■ SUPPLIED DATA:
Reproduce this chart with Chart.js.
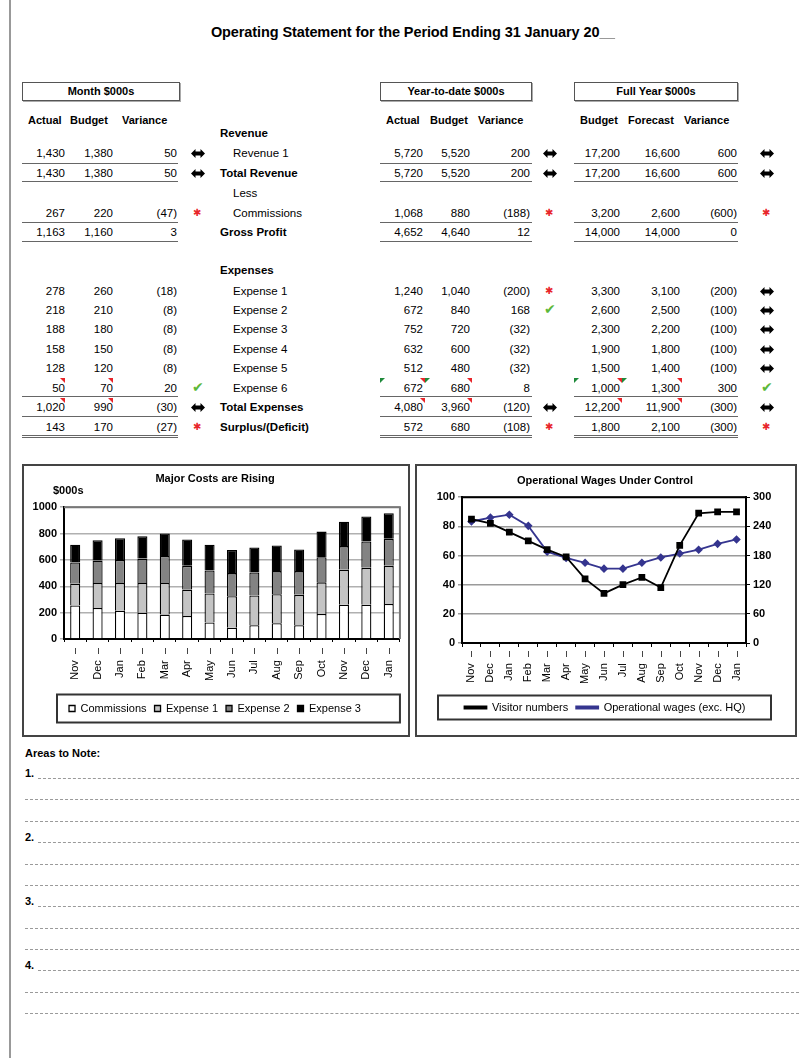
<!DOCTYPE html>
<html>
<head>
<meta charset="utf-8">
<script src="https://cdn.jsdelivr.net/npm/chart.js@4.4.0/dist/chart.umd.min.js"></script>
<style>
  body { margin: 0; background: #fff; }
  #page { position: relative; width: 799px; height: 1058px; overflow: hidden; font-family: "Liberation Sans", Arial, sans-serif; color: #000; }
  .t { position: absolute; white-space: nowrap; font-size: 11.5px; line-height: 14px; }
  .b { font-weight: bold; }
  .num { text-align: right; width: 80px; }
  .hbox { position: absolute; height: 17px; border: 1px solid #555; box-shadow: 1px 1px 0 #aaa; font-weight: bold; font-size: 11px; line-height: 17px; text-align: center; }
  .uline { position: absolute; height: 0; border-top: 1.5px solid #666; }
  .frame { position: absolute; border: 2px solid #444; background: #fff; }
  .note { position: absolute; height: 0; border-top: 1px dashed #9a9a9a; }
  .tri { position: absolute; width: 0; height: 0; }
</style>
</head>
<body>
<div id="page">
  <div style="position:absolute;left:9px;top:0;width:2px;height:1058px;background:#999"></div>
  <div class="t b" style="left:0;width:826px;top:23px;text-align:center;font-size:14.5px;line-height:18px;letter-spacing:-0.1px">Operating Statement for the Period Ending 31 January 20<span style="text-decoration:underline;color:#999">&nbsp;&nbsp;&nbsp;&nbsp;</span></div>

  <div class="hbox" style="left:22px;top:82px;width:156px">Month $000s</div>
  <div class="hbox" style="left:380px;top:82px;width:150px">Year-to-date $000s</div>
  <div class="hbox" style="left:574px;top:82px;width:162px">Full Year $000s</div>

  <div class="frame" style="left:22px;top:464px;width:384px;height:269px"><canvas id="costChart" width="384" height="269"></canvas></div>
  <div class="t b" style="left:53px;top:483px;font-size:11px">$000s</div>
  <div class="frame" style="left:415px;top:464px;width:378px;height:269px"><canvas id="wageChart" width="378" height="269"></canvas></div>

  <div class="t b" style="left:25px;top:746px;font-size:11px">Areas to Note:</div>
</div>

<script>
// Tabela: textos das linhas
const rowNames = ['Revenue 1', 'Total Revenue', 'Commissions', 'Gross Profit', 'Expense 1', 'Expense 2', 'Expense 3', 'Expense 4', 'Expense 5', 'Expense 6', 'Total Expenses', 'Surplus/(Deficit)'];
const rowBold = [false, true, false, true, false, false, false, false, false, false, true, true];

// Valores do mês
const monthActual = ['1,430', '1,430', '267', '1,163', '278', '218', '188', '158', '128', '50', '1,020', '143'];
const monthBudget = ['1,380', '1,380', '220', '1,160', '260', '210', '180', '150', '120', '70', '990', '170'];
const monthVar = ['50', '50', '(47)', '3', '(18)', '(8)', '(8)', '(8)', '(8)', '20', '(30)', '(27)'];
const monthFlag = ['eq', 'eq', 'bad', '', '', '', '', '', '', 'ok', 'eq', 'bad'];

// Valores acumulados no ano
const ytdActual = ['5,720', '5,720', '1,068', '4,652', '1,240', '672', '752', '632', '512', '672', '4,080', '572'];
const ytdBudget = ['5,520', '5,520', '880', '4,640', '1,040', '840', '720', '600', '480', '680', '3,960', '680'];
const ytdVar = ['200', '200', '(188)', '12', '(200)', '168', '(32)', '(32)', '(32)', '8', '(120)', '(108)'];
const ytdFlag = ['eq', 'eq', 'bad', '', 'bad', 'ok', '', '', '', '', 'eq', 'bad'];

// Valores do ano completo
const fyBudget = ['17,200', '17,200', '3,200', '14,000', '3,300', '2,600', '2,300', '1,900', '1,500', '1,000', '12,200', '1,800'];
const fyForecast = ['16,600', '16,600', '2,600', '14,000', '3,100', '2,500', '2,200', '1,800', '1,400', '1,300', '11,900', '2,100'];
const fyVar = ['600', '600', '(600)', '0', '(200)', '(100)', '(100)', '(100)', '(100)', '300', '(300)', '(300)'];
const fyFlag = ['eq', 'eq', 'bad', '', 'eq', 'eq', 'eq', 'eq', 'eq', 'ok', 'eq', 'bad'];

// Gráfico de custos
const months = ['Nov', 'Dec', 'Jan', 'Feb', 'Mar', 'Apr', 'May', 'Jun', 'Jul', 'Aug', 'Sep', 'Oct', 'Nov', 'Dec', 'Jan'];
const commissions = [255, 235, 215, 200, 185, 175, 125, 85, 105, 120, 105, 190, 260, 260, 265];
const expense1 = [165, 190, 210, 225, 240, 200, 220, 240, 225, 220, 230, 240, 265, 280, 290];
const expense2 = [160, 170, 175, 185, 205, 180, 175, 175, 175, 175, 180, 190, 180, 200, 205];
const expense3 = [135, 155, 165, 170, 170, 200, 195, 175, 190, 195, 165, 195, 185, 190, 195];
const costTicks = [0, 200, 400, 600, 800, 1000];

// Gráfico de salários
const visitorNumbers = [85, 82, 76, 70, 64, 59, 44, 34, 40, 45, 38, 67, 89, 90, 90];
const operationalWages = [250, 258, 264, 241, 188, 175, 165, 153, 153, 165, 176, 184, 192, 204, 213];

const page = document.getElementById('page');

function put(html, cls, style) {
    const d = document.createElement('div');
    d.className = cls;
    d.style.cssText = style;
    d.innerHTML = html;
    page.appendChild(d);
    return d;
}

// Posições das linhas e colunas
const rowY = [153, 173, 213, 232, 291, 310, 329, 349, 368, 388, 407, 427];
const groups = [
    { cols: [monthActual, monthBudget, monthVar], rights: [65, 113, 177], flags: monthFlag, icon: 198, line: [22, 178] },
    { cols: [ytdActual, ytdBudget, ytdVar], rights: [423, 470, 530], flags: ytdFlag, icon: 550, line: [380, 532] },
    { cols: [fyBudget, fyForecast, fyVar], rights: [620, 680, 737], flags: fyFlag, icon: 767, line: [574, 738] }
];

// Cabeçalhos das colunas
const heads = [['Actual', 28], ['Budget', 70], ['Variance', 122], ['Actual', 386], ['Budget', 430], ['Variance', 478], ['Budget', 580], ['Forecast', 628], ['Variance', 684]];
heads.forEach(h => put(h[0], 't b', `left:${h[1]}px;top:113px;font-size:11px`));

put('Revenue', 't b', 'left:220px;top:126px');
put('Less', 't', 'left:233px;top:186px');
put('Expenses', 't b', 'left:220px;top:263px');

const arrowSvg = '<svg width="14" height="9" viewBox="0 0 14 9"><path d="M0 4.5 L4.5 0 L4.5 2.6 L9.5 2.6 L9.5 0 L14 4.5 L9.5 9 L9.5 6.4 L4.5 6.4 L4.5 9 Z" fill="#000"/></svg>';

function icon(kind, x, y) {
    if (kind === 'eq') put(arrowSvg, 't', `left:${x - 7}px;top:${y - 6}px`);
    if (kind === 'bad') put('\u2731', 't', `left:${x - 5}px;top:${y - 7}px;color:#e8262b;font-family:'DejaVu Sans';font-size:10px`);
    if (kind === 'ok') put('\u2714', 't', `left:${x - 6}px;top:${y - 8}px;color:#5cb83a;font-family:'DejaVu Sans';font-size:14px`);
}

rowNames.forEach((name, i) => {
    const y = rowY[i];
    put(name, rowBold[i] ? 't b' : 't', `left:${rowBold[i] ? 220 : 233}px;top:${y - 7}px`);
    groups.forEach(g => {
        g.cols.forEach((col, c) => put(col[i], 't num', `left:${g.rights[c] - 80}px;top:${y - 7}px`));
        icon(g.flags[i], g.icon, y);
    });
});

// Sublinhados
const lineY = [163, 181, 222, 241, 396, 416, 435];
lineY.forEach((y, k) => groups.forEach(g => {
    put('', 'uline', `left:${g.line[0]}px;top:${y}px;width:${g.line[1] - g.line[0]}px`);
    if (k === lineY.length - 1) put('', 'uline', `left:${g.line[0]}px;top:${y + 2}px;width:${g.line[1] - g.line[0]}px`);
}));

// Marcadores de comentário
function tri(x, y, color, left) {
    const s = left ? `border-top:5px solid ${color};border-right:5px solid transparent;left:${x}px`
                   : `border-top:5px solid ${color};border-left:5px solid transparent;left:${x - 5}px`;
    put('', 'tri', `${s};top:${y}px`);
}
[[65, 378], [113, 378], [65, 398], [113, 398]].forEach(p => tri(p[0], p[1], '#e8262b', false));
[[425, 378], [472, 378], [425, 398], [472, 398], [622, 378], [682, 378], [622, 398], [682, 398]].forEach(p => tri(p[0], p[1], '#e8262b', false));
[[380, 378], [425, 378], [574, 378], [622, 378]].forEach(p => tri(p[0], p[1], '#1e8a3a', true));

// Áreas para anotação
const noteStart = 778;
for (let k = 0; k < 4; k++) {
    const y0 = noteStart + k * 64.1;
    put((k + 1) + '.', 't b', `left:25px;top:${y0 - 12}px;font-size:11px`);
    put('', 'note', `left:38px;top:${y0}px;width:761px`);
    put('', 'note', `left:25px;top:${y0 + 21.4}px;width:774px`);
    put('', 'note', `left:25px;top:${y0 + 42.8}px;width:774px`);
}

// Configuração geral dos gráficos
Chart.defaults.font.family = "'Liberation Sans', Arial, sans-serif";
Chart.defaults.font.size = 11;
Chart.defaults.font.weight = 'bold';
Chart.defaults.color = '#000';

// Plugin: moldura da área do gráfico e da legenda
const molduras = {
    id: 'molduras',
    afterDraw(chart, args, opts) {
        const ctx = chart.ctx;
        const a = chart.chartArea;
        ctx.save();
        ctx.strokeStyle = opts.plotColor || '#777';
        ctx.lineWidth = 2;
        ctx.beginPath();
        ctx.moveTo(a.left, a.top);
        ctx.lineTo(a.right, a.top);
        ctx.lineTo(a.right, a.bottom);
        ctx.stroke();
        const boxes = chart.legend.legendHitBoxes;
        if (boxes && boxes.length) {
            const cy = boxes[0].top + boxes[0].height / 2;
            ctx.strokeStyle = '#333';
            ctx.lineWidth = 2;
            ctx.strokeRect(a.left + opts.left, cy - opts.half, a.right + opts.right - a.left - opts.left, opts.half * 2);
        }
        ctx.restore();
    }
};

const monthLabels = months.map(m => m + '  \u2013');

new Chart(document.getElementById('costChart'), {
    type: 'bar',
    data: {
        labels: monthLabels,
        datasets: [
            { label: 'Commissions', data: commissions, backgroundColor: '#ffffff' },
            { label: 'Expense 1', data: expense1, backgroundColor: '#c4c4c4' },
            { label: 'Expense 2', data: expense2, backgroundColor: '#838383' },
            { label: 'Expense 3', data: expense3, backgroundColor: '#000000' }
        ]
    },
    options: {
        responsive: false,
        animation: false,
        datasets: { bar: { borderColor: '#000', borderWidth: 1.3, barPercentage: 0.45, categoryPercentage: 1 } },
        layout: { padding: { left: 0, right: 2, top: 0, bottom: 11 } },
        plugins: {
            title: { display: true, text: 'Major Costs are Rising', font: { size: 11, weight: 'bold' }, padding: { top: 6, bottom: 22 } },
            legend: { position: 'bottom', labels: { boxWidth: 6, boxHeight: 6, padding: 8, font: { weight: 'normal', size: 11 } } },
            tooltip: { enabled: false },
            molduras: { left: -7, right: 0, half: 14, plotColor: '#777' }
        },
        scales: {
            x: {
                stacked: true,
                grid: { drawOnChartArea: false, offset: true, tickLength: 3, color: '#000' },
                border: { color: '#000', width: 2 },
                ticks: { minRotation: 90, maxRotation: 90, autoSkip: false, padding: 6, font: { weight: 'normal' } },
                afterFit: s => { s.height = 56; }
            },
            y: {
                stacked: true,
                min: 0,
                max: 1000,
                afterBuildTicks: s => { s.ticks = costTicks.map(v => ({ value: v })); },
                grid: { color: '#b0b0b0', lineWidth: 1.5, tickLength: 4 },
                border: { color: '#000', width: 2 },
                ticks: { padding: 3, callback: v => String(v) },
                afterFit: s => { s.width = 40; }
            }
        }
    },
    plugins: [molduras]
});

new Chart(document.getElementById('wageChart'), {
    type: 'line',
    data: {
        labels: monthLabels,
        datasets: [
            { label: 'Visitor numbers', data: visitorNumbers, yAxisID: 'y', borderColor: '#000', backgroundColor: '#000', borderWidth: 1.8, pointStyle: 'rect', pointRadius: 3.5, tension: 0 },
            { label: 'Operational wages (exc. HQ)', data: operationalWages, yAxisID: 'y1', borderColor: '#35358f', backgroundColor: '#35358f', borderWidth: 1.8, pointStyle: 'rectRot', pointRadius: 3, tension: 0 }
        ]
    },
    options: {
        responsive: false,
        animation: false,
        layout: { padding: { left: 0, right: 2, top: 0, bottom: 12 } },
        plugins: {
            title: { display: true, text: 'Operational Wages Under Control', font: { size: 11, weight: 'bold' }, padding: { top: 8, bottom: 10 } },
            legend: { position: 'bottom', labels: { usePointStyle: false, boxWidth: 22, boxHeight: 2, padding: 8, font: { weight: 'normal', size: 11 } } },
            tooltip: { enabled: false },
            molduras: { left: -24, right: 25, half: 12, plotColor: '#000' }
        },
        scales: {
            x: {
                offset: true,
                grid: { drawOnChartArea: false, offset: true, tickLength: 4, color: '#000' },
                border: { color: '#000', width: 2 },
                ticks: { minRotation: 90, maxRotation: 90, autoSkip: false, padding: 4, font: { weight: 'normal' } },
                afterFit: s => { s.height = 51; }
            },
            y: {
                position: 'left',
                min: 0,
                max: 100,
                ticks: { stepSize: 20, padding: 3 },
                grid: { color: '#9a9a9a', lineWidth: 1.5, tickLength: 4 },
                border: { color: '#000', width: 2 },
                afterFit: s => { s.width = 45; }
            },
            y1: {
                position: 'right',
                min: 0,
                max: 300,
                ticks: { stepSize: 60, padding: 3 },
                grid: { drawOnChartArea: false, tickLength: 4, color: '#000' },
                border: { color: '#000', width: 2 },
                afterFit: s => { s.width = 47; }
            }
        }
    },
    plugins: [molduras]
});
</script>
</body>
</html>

■ TASK DETAILS: Your task is to reproduce exactly the lines from the start of the data above through the line containing "Statement for the", leaving every picture out.

■ TASK RESULT:
Reproduce this chart with Chart.js.
<!DOCTYPE html>
<html>
<head>
<meta charset="utf-8">
<script src="https://cdn.jsdelivr.net/npm/chart.js@4.4.0/dist/chart.umd.min.js"></script>
<style>
  body { margin: 0; background: #fff; }
  #page { position: relative; width: 799px; height: 1058px; overflow: hidden; font-family: "Liberation Sans", Arial, sans-serif; color: #000; }
  .t { position: absolute; white-space: nowrap; font-size: 11.5px; line-height: 14px; }
  .b { font-weight: bold; }
  .num { text-align: right; width: 80px; }
  .hbox { position: absolute; height: 17px; border: 1px solid #555; box-shadow: 1px 1px 0 #aaa; font-weight: bold; font-size: 11px; line-height: 17px; text-align: center; }
  .uline { position: absolute; height: 0; border-top: 1.5px solid #666; }
  .frame { position: absolute; border: 2px solid #444; background: #fff; }
  .note { position: absolute; height: 0; border-top: 1px dashed #9a9a9a; }
  .tri { position: absolute; width: 0; height: 0; }
</style>
</head>
<body>
<div id="page">
  <div style="position:absolute;left:9px;top:0;width:2px;height:1058px;background:#999"></div>
  <div class="t b" style="left:0;width:826px;top:23px;text-align:center;font-size:14.5px;line-height:18px;letter-spacing:-0.1px">Operating Statement for the Period Ending 31 January 20<span style="text-decoration:underline;color:#999">&nbsp;&nbsp;&nbsp;&nbsp;</span></div>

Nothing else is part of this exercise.